The bulk of the changes are going to be setting the thing up to be multi-threaded. Previously I had designed it to be a 'one stage at a time' type of pipeline for running on a single core machine (I don't own any dual core machines at the moment). So the output of one stage in the pipeline would be completely generated, then consumed by the next stage and so on until everything was rendered.
This design doesn't really work with multithreaded stages, at least not the way that I envision it. The new setup is going to have each pipeline stage monitoring it's input buffer to see if there is any new data to process. If so, it will mark the data as consumed and compute it own output for the subsequent stage.
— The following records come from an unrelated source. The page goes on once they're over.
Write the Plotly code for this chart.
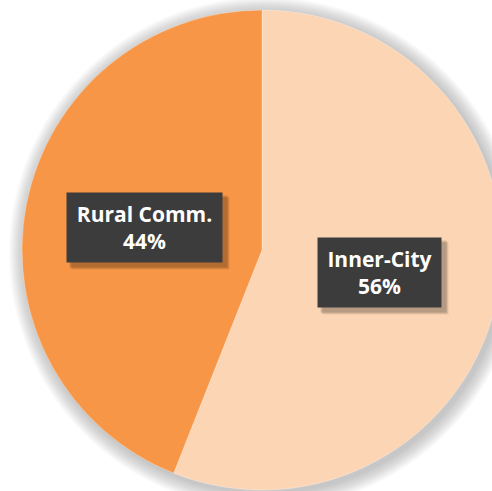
import math
import plotly.graph_objects as go

labels = ["Inner-City", "Rural Comm."]
values = [56, 44]
colors = ["#FCD5B4", "#F79646"]

W, H = 502, 491
CX, CY, R = 262, 250, 240  # pixel center / radius (from top-left)

fig = go.Figure()
fig.add_trace(go.Pie(
    labels=labels, values=values, sort=False, direction="clockwise", rotation=0,
    marker=dict(colors=colors, line=dict(color="rgba(255,255,255,0.5)", width=0.6)),
    textinfo="none", hoverinfo="label+percent", showlegend=False,
    domain=dict(x=[(CX - R) / W, (CX + R) / W], y=[(H - CY - R) / H, (H - CY + R) / H]),
))

shapes = []
for k in range(16, 0, -1):
    rr = R + k
    shapes.append(dict(type="circle", xref="paper", yref="paper", layer="below",
                       x0=(CX - rr + 3) / W, x1=(CX + rr + 3) / W,
                       y0=(H - CY - rr - 3) / H, y1=(H - CY + rr - 3) / H,
                       fillcolor="rgba(120,120,120,0.03)", line=dict(width=0)))

annotations = []
total = sum(values)
cum = 0
for lab, v in zip(labels, values):
    mid = (cum + v / 2) / total * 2 * math.pi
    cum += v
    px = CX + 0.5 * R * math.sin(mid)
    py = CY - 0.5 * R * math.cos(mid)
    bw = 155 if len(lab) > 10 else 123
    txt = f"<b>{lab}<br>{round(v / total * 100)}%</b>"
    for s, a in ((6, 0.08), (5, 0.1), (4, 0.12)):
        annotations.append(dict(x=(px + s) / W, y=(H - py - s) / H, xref="paper", yref="paper",
                                text=" ", showarrow=False, width=bw, height=69,
                                bgcolor=f"rgba(0,0,0,{a})", xanchor="center", yanchor="middle"))
    annotations.append(dict(x=px / W, y=(H - py) / H, xref="paper", yref="paper",
                            text=txt, showarrow=False, width=bw, height=69,
                            bgcolor="#3C3C3C", borderpad=0,
                            font=dict(family="Open Sans", size=21, color="white"),
                            xanchor="center", yanchor="middle"))

fig.update_layout(width=W, height=H, margin=dict(l=0, r=0, t=0, b=0),
                  paper_bgcolor="white", shapes=shapes, annotations=annotations)

fig.write_html("out.html", config={"displayModeBar": False},
               post_script="document.body.style.margin='0';document.body.style.overflow='hidden';document.documentElement.style.overflow='hidden';")
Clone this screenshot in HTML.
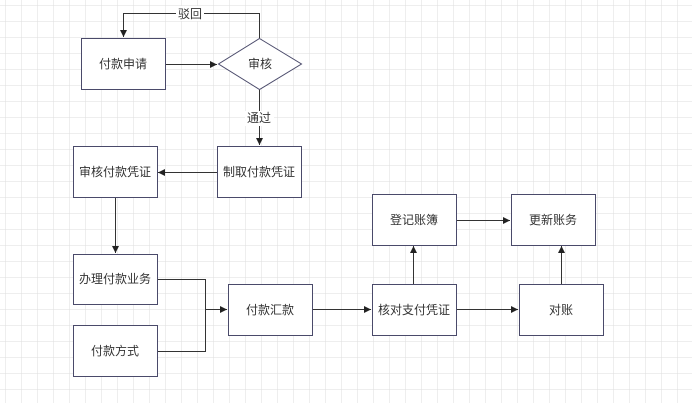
<!DOCTYPE html>
<html><head><meta charset="utf-8"><style>
html,body{margin:0;padding:0;background:#fff}
svg{display:block}
text{font-family:"Liberation Sans","Noto Sans CJK SC",sans-serif;font-size:12px;fill:#333;text-anchor:middle;dominant-baseline:central}
</style></head><body>
<svg width="692" height="403" viewBox="0 0 692 403">
<defs>
<pattern id="g" x="6" y="6" width="16" height="16" patternUnits="userSpaceOnUse">
<path d="M16 0V16M0 16H16" fill="none" stroke="#dedede" stroke-width="1"/>
</pattern>
<marker id="a" markerWidth="8" markerHeight="8" refX="7" refY="4" orient="auto" markerUnits="userSpaceOnUse">
<path d="M0,0.5 L7,4 L0,7.5z" fill="#222"/>
</marker>
</defs>
<rect width="692" height="403" fill="url(#g)"/>
<g fill="#fff" stroke="#4a4a6a" stroke-width="1">
<rect x="81.5" y="38.5" width="84" height="51"/>
<polygon points="259.5,38.5 301.5,64 259.5,89.5 218.5,64"/>
<rect x="73.5" y="146.5" width="84" height="51"/>
<rect x="217.5" y="146.5" width="84" height="51"/>
<rect x="73.5" y="254.5" width="84" height="50"/>
<rect x="73.5" y="325.5" width="84" height="51"/>
<rect x="228.5" y="284.5" width="84" height="51"/>
<rect x="372.5" y="284.5" width="84" height="51"/>
<rect x="372.5" y="194.5" width="84" height="51"/>
<rect x="511.5" y="194.5" width="84" height="51"/>
<rect x="519.5" y="284.5" width="84" height="51"/>
</g>
<g fill="none" stroke="#333" stroke-width="1">
<path d="M259.5 38V13.5H123.5V37" marker-end="url(#a)"/>
<path d="M166 64.5H217" marker-end="url(#a)"/>
<path d="M259.5 90V145" marker-end="url(#a)"/>
<path d="M217 172.5H158" marker-end="url(#a)"/>
<path d="M115.5 198V253" marker-end="url(#a)"/>
<path d="M158 279.5H205.5V351.5H158"/>
<path d="M205.5 309.5H227" marker-end="url(#a)"/>
<path d="M313 309.5H371" marker-end="url(#a)"/>
<path d="M457 309.5H518" marker-end="url(#a)"/>
<path d="M413.5 284V246" marker-end="url(#a)"/>
<path d="M457 220.5H510" marker-end="url(#a)"/>
<path d="M561.5 284V246" marker-end="url(#a)"/>
</g>
<rect x="176" y="6" width="28" height="15" fill="#fff"/>
<text x="190" y="14">驳回</text>
<rect x="245" y="111" width="29" height="15" fill="#fff"/>
<text x="259" y="118">通过</text>
<text x="123" y="64">付款申请</text>
<text x="260" y="64">审核</text>
<text x="115" y="172">审核付款凭证</text>
<text x="259" y="172">制取付款凭证</text>
<text x="115" y="279">办理付款业务</text>
<text x="115" y="351">付款方式</text>
<text x="270" y="310">付款汇款</text>
<text x="414" y="310">核对支付凭证</text>
<text x="414" y="220">登记账簿</text>
<text x="553" y="220">更新账务</text>
<text x="561" y="310">对账</text>
</svg>
</body></html>
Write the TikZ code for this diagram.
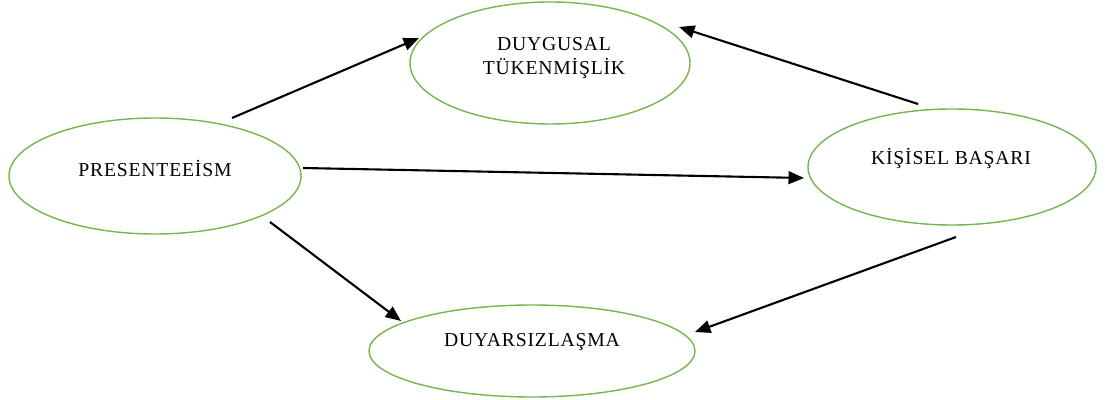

This should allow the entire pipeline to use smaller buffers between stages (depending on the stage functionality of course) and also allow the system to scale with additional cores relatively easily.
In fact, there is no reason why a particular stage couldn't generate multiple threads to operate on the same buffer as long as proper resource sharing is followed. Then a brand new octo-core machine can still be utilized if the pipeline is only 4 stages deep.
It is kind of interesting that the ideas that I come up with in my design of a software renderer turn out to be similar to the ideas that the major GPU OEMs perform in hardware. Of course, they designed their systems about two years before me, but I don't get paid to do this either ;)
As of right now, I have a rudimentary vertex shader and rasterizer stages built. The rasterizer still needs some work, but it is good enough to get started. Next up will be a clipping stage to go between the VS and the rasterizer. After that, I think the pixel shader would be the next logical place to look, but we'll see how things are looking then. More to come soon!